Let $p_n$ be the probability of having a total of $n$ after a large number of rolls. If we've gone on long enough then we should expect these probabilities to not change after our next roll. So, $$p_n = \frac{1}{6}(p_{n-3} + p_{n-2} + p_{n-1} + p_{n+1} + p_{n+2})$$ except when $n=0$, in which case $$p_0 = \frac{1}{6}(p_{-3} + p_{-2} + p_{-1} + p_{1} + p_{2} + 1)$$. That extra one represents the chance that we could come back to 0 from any number.

Note that if we didn't have the set 0 roll, then this technique wouldn't work because the solution would be that all the $p_n$s are equal, but this is impossible because there are infinitely many of them and they sum to 1. In that case we would have to limit ourselves to questions like what happens after $t$ throws instead of what happens asymptotically. I believe in this case we can solve this system, but I'm not exactly sure how off the top of my head.

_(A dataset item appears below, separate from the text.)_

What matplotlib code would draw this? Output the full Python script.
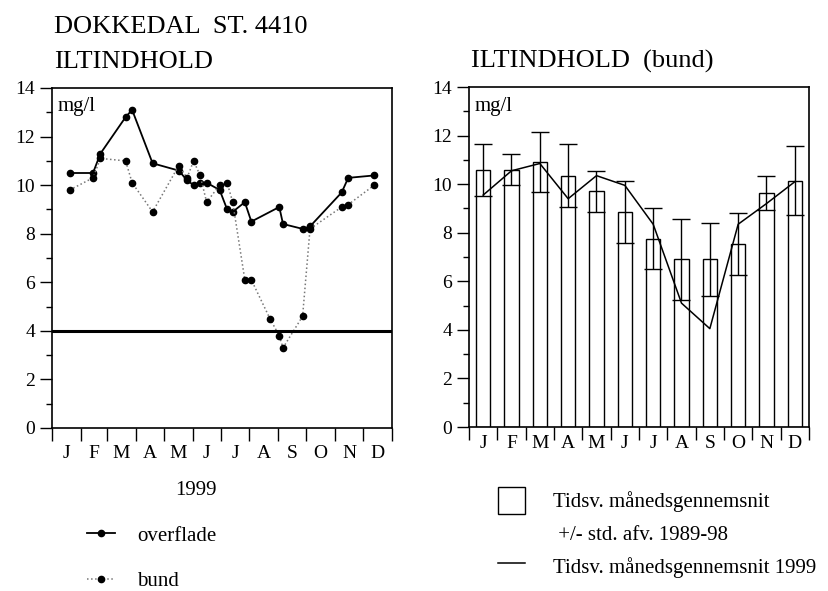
import numpy as np
import matplotlib.pyplot as plt
from matplotlib.lines import Line2D

plt.rcParams['font.family'] = ['Liberation Serif', 'DejaVu Serif']

# --- data ---
months = ['J', 'F', 'M', 'A', 'M', 'J', 'J', 'A', 'S', 'O', 'N', 'D']
month_days = [31, 28, 31, 30, 31, 30, 31, 31, 30, 31, 30, 31]

# 1999 samples (day of year, mg/l)
overflade_day = [19, 44, 52, 79, 86, 108, 136, 145, 152, 159, 166, 180,
                 188, 194, 207, 214, 244, 248, 269, 277, 311, 318, 346]
overflade = [10.5, 10.5, 11.3, 12.8, 13.1, 10.9, 10.6, 10.2, 10.0, 10.1, 10.1, 9.8,
             9.0, 8.9, 9.3, 8.5, 9.1, 8.4, 8.2, 8.3, 9.7, 10.3, 10.4]
bund_day = [19, 44, 52, 79, 86, 108, 136, 145, 152, 159, 166, 180,
            188, 194, 207, 214, 234, 244, 248, 269, 277, 311, 318, 346]
bund = [9.8, 10.3, 11.1, 11.0, 10.1, 8.9, 10.8, 10.3, 11.0, 10.4, 9.3, 10.0,
        10.1, 9.3, 6.1, 6.1, 4.5, 3.8, 3.3, 4.6, 8.2, 9.1, 9.2, 10.0]
limit = 4.0

# time-weighted monthly means, bottom water
mean_8998 = [10.6, 10.6, 10.9, 10.35, 9.7, 8.85, 7.75, 6.9, 6.9, 7.55, 9.65, 10.15]
std_8998 = [1.07, 0.63, 1.23, 1.3, 0.86, 1.26, 1.26, 1.65, 1.5, 1.28, 0.7, 1.44]
mean_1999 = [9.55, 10.55, 10.85, 9.4, 10.35, 9.95, 8.35, 5.1, 4.05, 8.35, 9.2, 10.1]

W, H = 829, 591
fig = plt.figure(figsize=(W / 100, H / 100), dpi=100)

def fig_box(x0, y0, x1, y1):
    return [x0 / W, 1 - y1 / H, (x1 - x0) / W, (y1 - y0) / H]

tick_fs = 14
leg_fs = 15

def style_axes(ax, xpad):
    ax.set_ylim(0, 14)
    ax.set_yticks(np.arange(0, 15, 2))
    ax.set_yticks(np.arange(1, 14, 2), minor=True)
    ax.tick_params(axis='y', which='major', direction='out', length=9, width=1,
                   pad=3, labelsize=tick_fs)
    ax.tick_params(axis='y', which='minor', direction='out', length=4.5, width=1)
    ax.tick_params(axis='x', which='major', direction='out', length=9, width=1)
    ax.tick_params(axis='x', which='minor', length=0, pad=xpad, labelsize=tick_fs)
    for s in ax.spines.values():
        s.set_linewidth(1.2)

# ---------------- left panel ----------------
ax1 = fig.add_axes(fig_box(52, 88, 392, 428))
ax1.plot(overflade_day, overflade, color='black', lw=1.3, marker='o', ms=4.5,
         label='overflade')
ax1.plot(bund_day, bund, color='#777777', lw=1.1, ls=':', marker='o', ms=4.5,
         mfc='black', mec='black', label='bund')
ax1.axhline(limit, color='black', lw=2.2)

starts = np.concatenate([[0], np.cumsum(month_days)])
ax1.set_xlim(0, 365)
ax1.set_xticks(starts)
ax1.set_xticklabels([])
ax1.set_xticks((starts[:-1] + starts[1:]) / 2, minor=True)
ax1.set_xticklabels(months, minor=True)
style_axes(ax1, 12)
ax1.text(0.015, 0.975, 'mg/l', transform=ax1.transAxes, va='top', ha='left',
         fontsize=leg_fs)

# ---------------- right panel ----------------
ax2 = fig.add_axes(fig_box(469, 87, 809, 427))
xm = np.arange(12) + 0.5
bars = ax2.bar(xm, mean_8998, width=0.5, facecolor='white', edgecolor='black',
               lw=1.0, zorder=2)
ax2.errorbar(xm, mean_8998, yerr=std_8998, fmt='none', ecolor='black',
             elinewidth=1.0, capsize=6.5, capthick=1.0, zorder=3)
line99, = ax2.plot(xm, mean_1999, color='black', lw=1.1, zorder=4)
ax2.set_xlim(0, 12)
ax2.set_xticks(np.arange(13))
ax2.set_xticklabels([])
ax2.set_xticks(xm, minor=True)
ax2.set_xticklabels(months, minor=True)
style_axes(ax2, 6)
ax2.text(0.015, 0.97, 'mg/l', transform=ax2.transAxes, va='top', ha='left',
         fontsize=leg_fs)

# ---------------- titles ----------------
tfs = 19
fig.text(54 / W, 1 - 33 / H, 'DOKKEDAL  ST. 4410', fontsize=tfs, va='baseline')
fig.text(54 / W, 1 - 68 / H, 'ILTINDHOLD', fontsize=tfs, va='baseline')
fig.text(471 / W, 1 - 68 / H, 'ILTINDHOLD  (bund)', fontsize=tfs, va='baseline')

# ---------------- legends ----------------
h1, l1 = ax1.get_legend_handles_labels()
fig.legend(h1, l1, title='1999', title_fontsize=leg_fs, fontsize=leg_fs,
           frameon=False, alignment='right', loc='upper left',
           bbox_to_anchor=(87 / W, 1 - 481 / H), numpoints=1,
           handlelength=1.35, labelspacing=1.25, handletextpad=1.05,
           borderaxespad=0, borderpad=0)

blank = Line2D([], [], linestyle='none')
fig.legend([bars, blank, line99],
           ['Tidsv. månedsgennemsnit', ' +/- std. afv. 1989-98',
            'Tidsv. månedsgennemsnit 1999'],
           fontsize=leg_fs, frameon=False, loc='upper left',
           bbox_to_anchor=(498 / W, 1 - 487 / H), handlelength=1.3,
           handleheight=1.6, labelspacing=0.3, handletextpad=1.35,
           borderaxespad=0, borderpad=0)

fig.savefig('out.png', dpi=100)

Once we do solve this system, the solution is called the stationary distribution because it stays stationary after the next roll. There is a handy theorem that for any Markov chain that has a stationary distribution, it will approach the stationary distribution given enough time. I'm not sure the exact statement, but I believe it holds in this case. So all you have to do is solve that infinite system of equations.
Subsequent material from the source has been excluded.